Ao longo de nossa Novena cantamos um refrão até então pouco conhecido, inspirado nos dizeres do Papa Francisco na JMJ no Rio de Janeiro, no ano de 2013: “Ninguém pode tocar a Cruz do Bom Jesus sem aos seus pés deixar um pouco do que é seu e sem trazer pra si um pouco dessa Cruz!” A atração conduz ao toque! A fé de nosso povo simples faz a Igreja entender que, por meio do belíssimo costume de nosso povo em tocar as chagas do Bom Jesus, é possível viver uma interligação solidária entre o sofredor da vida e aquele que venceu o sofrimento humano! O contato do fiel, mesmo que com a imagem, com o símbolo, com a representação, faz com que ele una, por meio de tal gesto, o seu sofrimento ao sofrimento de Cristo, sinal de redenção e de transformação humana!

Faz-se necessário tocar a cruz de Jesus! O toque nos tira de uma compreensão virtual de nossa fé! O toque nos livra da indiferença e do egoísmo! O toque faz com que nós sintamos, em nossa pele, em nossa vida e em nossa existência a presença real do sagrado e a força que alimenta, desde sempre, a Igreja de Cristo: a força da Cruz! Todo aquele que toca a Cruz de Jesus deixa uma parte de sua história, de seus dramas, de seus sofrimentos aos pés dela e leva consigo um pouco da força redentora da vitória de Cristo sobre a morte! O gesto de veneração e de amor à Cruz de Jesus, tão marcante na Sexta-feira Santa, encontra, neste Santuário, ressonância perene ao longo de todo o ano.

É necessário tocar a cruz de Jesus! O que a Cruz deixou naqueles que a viram e naqueles que a tocaram? Responde o Papa Francisco: “O que isso deixa em cada um de nós? Olha, isso deixa um bem que ninguém mais pode nos dar: a certeza do amor fiel de Deus por nós. Um amor tão grande que entra em nosso pecado e o perdoa; entra em nosso sofrimento e nos dá forças para enfrentá-lo, mas também entra na morte para superá-la e nos salvar. Na Cruz de Cristo está todo o amor de Deus; está a sua imensa misericórdia. É um amor em que podemos confiar, em que podemos acreditar”.

Neste momento em que ainda vivemos as negativas influências do terrível mal que assola toda a humanidade, somos impedidos do contato físico, do tato, do abraço, do beijo. Gestos que marcam a nossa solidariedade, a nossa empatia, o nosso compromisso, a nossa atração. A cruz não foi tocada fisicamente. Estamos distantes uns dos outros! Estamos distantes da imagem do Bom Jesus, mas o Bom Jesus, seu amor por nós e sua atração imensa atingem o nosso coração!

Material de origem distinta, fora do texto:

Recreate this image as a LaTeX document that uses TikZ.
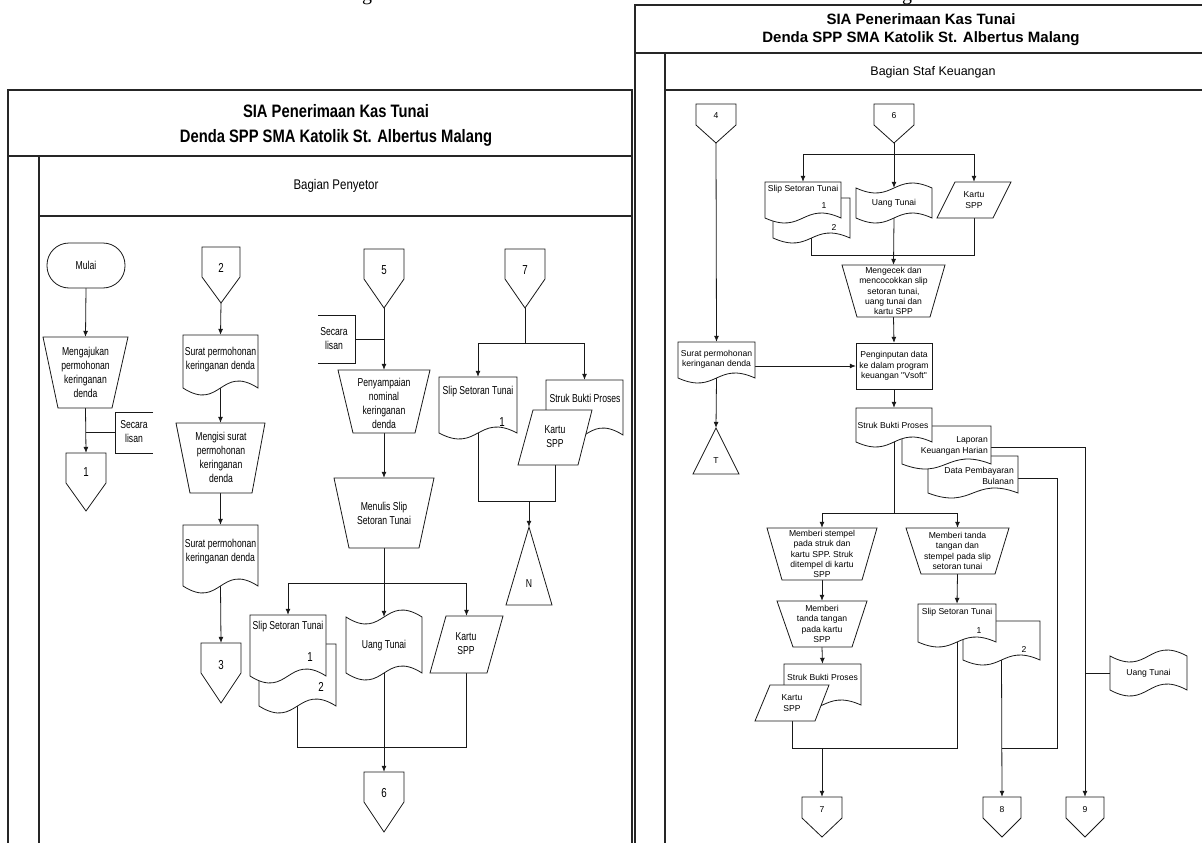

Não tocamos a Cruz de Cristo, não beijamos as suas chagas, não vivemos a solidariedade do amor no contato físico com nossos irmãos, mas a dimensão espiritual desse toque faz com que nós nos sintamos acolhidos, agraciados, atendidos pelo Bom Jesus! Tocamos o Bom Jesus com nosso olhar fixo, com o nosso pensamento reto e com o nosso coração confiante! Ele nos toca com o seu olhar misericordioso, com sua presença marcante e com o seu poder sem igual! Nos tornamos “Santuários do Deus vivo” (2Cor 6,16).

Encerro com as palavras do Cardeal Ângelo Comastri: “O homem pensou insensatamente: Deus morreu! Mas, se morre Deus, quem nos dará ainda a vida? Se morre Deus, o que é a vida? A vida é amor!

Então, a Cruz não é a morte de Deus, mas é o momento em que se rompe a frágil crosta da humanidade assumida por Deus e começa a inundação de amor que renova a humanidade.

Da Cruz nasce a vida nova de Saulo;

Da Cruz nasce a conversão de Agostinho;

Da Cruz nasce a pobreza feliz de Francisco de Assis;

Da Cruz nasce a bondade irradiante de Vicente de Paulo;

Da Cruz nasce o heroísmo de Maximiliano Kölbe;

Da Cruz nasce a maravilhosa caridade de Madre Teresa de Calcutá;

Da Cruz nasce a coragem de João Paulo II;

Da Cruz nasce a revolução do amor: por isso a Cruz não é a morte de Deus, mas é o nascimento do seu amor no mundo.

[Da Cruz nasce uma vida nova para todos nós!]

Bendita seja a Cruz de Cristo!”

Amém.

Textos consultados:

COMASTRI, Ângelo Card. Via-Sacra no Coliseu Romano. Roma, 14 de abril de 2006.

FRANCISCO, Papa. Discurso na Via-Sacra com os jovens. Rio de Janeiro, 26 de julho de 2013.